Two countries, two civilisations, so sure of themselves, so convinced that they are the models, the guiding light for humankind this side of modernity, have reacted differently to fundamental shortcomings of theirs that have been painfully laid bare. The French have the strength of a European tradition to fall back on. There is something in the culture that will always drive them to say no to things that remind them too much of the ante-chamber to war conflicts that tore their continent apart not so long ago. “That is exactly how they started with the Jews; first they were told they couldn’t own property; then they were told they couldn’t be on the street at certain hours; then they were told… etc… before it all culminated in an orchestrated plan for extermination, carried out before the eyes of so many who simply could not have imagined that it could happen”… It is the kind of reasoning being heard now in the wake of Sarkozy’s recent antics. Cheap populism against the defenceless is a phenomenon too many Europeans fear. It is too harsh a reminder of something unpalatable.

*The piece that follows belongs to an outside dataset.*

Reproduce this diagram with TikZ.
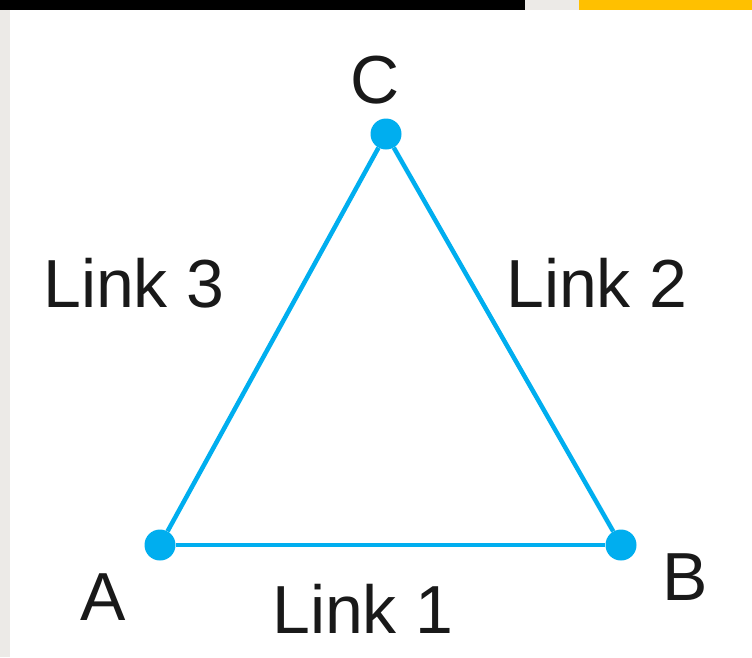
\documentclass[tikz,border=0pt]{standalone}
\usepackage{fontspec}
\setmainfont{Liberation Sans}
\definecolor{linkblue}{HTML}{00AEEF}
\definecolor{topyellow}{HTML}{FFC000}
\definecolor{stripgray}{HTML}{ECEAE7}
\begin{document}
\begin{tikzpicture}[x=1pt,y=-1pt,
  vertex/.style={circle,fill=linkblue,inner sep=0pt,minimum size=31pt},
  edge/.style={draw=linkblue,line width=4.5pt},
  lbl/.style={font=\fontsize{68}{68}\selectfont,text=black!90,inner sep=0pt,anchor=base}]
\useasboundingbox (0,0) rectangle (752,657);
\fill[white] (0,0) rectangle (752,657);
% border artifacts
\fill[black] (0,0) rectangle (525,10);
\fill[stripgray] (525,0) rectangle (579,10);
\fill[topyellow] (579,0) rectangle (752,10);
\fill[stripgray] (0,10) rectangle (10,657);
% vertices
\node[vertex] (A) at (160,545) {};
\node[vertex] (B) at (621,545) {};
\node[vertex] (C) at (386,134) {};
% links
\draw[edge] (A) -- (B);
\draw[edge] (B) -- (C);
\draw[edge] (C) -- (A);
% labels
\node[lbl] (la) at (103,620) {A};
\node[lbl] (lb) at (685,600) {B};
\node[lbl] (lc) at (375,103) {C};
\node[lbl] (l1) at (363,633) {Link 1};
\node[lbl] (l2) at (597,307) {Link 2};
\node[lbl] (l3) at (134,307) {Link 3};
\end{tikzpicture}
\end{document}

America’s dilemma is a trifle more worrying. A news channel and a group of tea party lobbyists are a source of great concern for the Republican Party at the moment. They know the great store Americans set by their lockers, physical and figurative. The neutral observer cannot but see that Sarkozy has in front of him a nation that is indignant. And that Obama has to deal with a nation deeply stricken by its own very particular brand of hurt.